» What to do: Copy the data exactly as it appears, and do not include any pictures.
>> START
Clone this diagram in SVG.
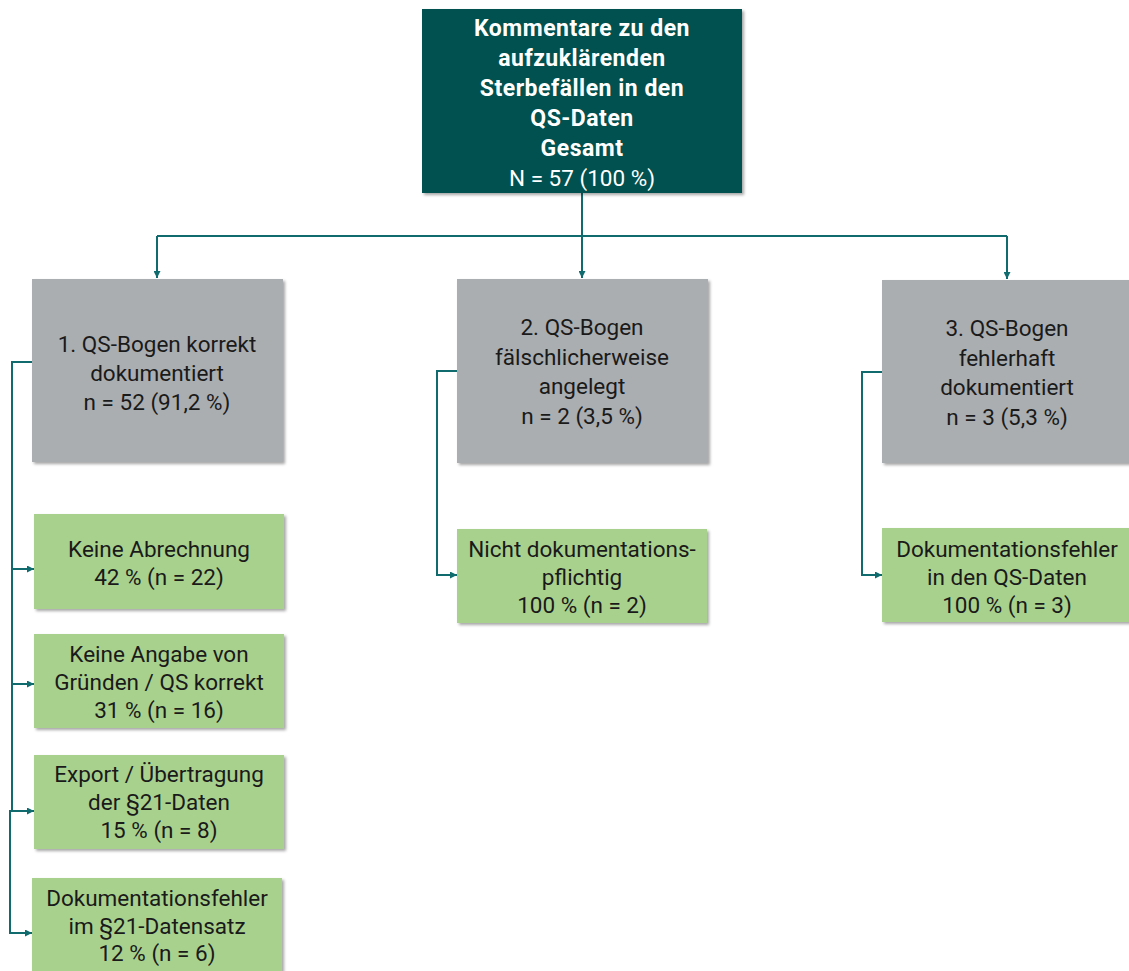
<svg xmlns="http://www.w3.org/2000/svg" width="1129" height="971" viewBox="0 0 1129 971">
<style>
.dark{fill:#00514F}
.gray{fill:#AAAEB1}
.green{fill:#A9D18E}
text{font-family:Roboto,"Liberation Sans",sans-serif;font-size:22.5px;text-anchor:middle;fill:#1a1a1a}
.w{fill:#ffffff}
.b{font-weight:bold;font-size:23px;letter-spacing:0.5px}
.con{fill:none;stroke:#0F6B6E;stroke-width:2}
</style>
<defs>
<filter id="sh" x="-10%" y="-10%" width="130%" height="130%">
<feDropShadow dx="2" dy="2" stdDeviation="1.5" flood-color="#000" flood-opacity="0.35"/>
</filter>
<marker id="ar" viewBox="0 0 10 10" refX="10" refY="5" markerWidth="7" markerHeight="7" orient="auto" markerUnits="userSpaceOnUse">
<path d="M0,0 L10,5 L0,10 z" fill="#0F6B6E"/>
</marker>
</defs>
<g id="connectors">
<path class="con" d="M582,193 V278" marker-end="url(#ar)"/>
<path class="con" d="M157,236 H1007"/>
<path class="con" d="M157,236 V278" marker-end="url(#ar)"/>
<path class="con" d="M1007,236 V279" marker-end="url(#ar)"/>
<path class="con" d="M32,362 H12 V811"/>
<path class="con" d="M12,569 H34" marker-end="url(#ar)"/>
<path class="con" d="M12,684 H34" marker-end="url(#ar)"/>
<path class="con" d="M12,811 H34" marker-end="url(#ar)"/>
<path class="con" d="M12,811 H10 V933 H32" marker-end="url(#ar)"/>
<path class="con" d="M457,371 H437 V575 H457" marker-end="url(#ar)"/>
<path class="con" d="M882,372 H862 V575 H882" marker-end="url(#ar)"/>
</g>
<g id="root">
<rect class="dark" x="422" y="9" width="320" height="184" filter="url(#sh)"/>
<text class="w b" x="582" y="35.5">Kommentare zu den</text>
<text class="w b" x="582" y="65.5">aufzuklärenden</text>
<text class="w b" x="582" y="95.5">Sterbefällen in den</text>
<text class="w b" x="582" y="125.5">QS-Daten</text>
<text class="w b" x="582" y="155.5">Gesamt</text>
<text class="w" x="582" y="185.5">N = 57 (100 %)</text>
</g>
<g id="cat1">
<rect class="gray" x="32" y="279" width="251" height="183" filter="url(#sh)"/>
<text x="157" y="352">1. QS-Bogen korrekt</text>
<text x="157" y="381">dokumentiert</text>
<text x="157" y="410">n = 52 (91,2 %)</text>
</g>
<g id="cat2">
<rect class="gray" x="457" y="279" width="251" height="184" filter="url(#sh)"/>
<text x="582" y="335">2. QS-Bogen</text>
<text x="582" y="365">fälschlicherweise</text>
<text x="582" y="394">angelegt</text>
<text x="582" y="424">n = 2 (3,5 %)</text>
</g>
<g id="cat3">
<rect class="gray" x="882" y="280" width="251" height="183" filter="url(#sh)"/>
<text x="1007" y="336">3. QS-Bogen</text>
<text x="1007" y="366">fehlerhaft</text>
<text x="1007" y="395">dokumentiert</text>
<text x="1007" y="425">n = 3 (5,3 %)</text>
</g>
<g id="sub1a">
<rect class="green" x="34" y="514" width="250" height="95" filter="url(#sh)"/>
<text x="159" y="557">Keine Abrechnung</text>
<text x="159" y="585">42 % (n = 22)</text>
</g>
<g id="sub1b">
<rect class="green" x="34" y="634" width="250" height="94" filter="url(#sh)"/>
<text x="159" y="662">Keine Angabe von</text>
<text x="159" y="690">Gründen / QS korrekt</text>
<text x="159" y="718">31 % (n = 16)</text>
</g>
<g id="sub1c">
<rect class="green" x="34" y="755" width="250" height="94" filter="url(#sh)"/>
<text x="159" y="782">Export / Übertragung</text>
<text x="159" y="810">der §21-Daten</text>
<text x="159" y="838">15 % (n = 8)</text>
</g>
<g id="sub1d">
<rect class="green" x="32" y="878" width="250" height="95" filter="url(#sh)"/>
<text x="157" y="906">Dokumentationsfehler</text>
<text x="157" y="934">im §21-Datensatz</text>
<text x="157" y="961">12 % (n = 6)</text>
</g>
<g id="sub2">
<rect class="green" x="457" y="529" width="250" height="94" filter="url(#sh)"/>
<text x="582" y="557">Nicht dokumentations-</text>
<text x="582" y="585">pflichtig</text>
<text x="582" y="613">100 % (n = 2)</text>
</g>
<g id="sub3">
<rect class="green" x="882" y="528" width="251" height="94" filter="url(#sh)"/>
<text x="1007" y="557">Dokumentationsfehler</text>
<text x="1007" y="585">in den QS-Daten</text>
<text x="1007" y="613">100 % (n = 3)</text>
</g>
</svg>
>> END
» Exercise output:
Clone this diagram in SVG.
<svg xmlns="http://www.w3.org/2000/svg" width="1129" height="971" viewBox="0 0 1129 971">
<style>
.dark{fill:#00514F}
.gray{fill:#AAAEB1}
.green{fill:#A9D18E}
text{font-family:Roboto,"Liberation Sans",sans-serif;font-size:22.5px;text-anchor:middle;fill:#1a1a1a}
.w{fill:#ffffff}
.b{font-weight:bold;font-size:23px;letter-spacing:0.5px}
.con{fill:none;stroke:#0F6B6E;stroke-width:2}
</style>
<defs>
<filter id="sh" x="-10%" y="-10%" width="130%" height="130%">
<feDropShadow dx="2" dy="2" stdDeviation="1.5" flood-color="#000" flood-opacity="0.35"/>
</filter>
<marker id="ar" viewBox="0 0 10 10" refX="10" refY="5" markerWidth="7" markerHeight="7" orient="auto" markerUnits="userSpaceOnUse">
<path d="M0,0 L10,5 L0,10 z" fill="#0F6B6E"/>
</marker>
</defs>
<g id="connectors">
<path class="con" d="M582,193 V278" marker-end="url(#ar)"/>
<path class="con" d="M157,236 H1007"/>
<path class="con" d="M157,236 V278" marker-end="url(#ar)"/>
<path class="con" d="M1007,236 V279" marker-end="url(#ar)"/>
<path class="con" d="M32,362 H12 V811"/>
<path class="con" d="M12,569 H34" marker-end="url(#ar)"/>
<path class="con" d="M12,684 H34" marker-end="url(#ar)"/>
<path class="con" d="M12,811 H34" marker-end="url(#ar)"/>
<path class="con" d="M12,811 H10 V933 H32" marker-end="url(#ar)"/>
<path class="con" d="M457,371 H437 V575 H457" marker-end="url(#ar)"/>
<path class="con" d="M882,372 H862 V575 H882" marker-end="url(#ar)"/>
</g>
<g id="root">
<rect class="dark" x="422" y="9" width="320" height="184" filter="url(#sh)"/>
<text class="w b" x="582" y="35.5">Kommentare zu den</text>
<text class="w b" x="582" y="65.5">aufzuklärenden</text>
<text class="w b" x="582" y="95.5">Sterbefällen in den</text>
<text class="w b" x="582" y="125.5">QS-Daten</text>
<text class="w b" x="582" y="155.5">Gesamt</text>
<text class="w" x="582" y="185.5">N = 57 (100 %)</text>
</g>
<g id="cat1">
<rect class="gray" x="32" y="279" width="251" height="183" filter="url(#sh)"/>
<text x="157" y="352">1. QS-Bogen korrekt</text>
<text x="157" y="381">dokumentiert</text>
<text x="157" y="410">n = 52 (91,2 %)</text>
</g>
<g id="cat2">
<rect class="gray" x="457" y="279" width="251" height="184" filter="url(#sh)"/>
<text x="582" y="335">2. QS-Bogen</text>
<text x="582" y="365">fälschlicherweise</text>
<text x="582" y="394">angelegt</text>
<text x="582" y="424">n = 2 (3,5 %)</text>
</g>
<g id="cat3">
<rect class="gray" x="882" y="280" width="251" height="183" filter="url(#sh)"/>
<text x="1007" y="336">3. QS-Bogen</text>
<text x="1007" y="366">fehlerhaft</text>
<text x="1007" y="395">dokumentiert</text>
<text x="1007" y="425">n = 3 (5,3 %)</text>
</g>
<g id="sub1a">
<rect class="green" x="34" y="514" width="250" height="95" filter="url(#sh)"/>
<text x="159" y="557">Keine Abrechnung</text>
<text x="159" y="585">42 % (n = 22)</text>
</g>
<g id="sub1b">
<rect class="green" x="34" y="634" width="250" height="94" filter="url(#sh)"/>
<text x="159" y="662">Keine Angabe von</text>
<text x="159" y="690">Gründen / QS korrekt</text>
<text x="159" y="718">31 % (n = 16)</text>
</g>
<g id="sub1c">
<rect class="green" x="34" y="755" width="250" height="94" filter="url(#sh)"/>
<text x="159" y="782">Export / Übertragung</text>
<text x="159" y="810">der §21-Daten</text>
<text x="159" y="838">15 % (n = 8)</text>
</g>
<g id="sub1d">
<rect class="green" x="32" y="878" width="250" height="95" filter="url(#sh)"/>
<text x="157" y="906">Dokumentationsfehler</text>
<text x="157" y="934">im §21-Datensatz</text>
<text x="157" y="961">12 % (n = 6)</text>
</g>
<g id="sub2">
<rect class="green" x="457" y="529" width="250" height="94" filter="url(#sh)"/>
<text x="582" y="557">Nicht dokumentations-</text>
<text x="582" y="585">pflichtig</text>
<text x="582" y="613">100 % (n = 2)</text>
</g>
<g id="sub3">
<rect class="green" x="882" y="528" width="251" height="94" filter="url(#sh)"/>
<text x="1007" y="557">Dokumentationsfehler</text>
<text x="1007" y="585">in den QS-Daten</text>
<text x="1007" y="613">100 % (n = 3)</text>
</g>
</svg>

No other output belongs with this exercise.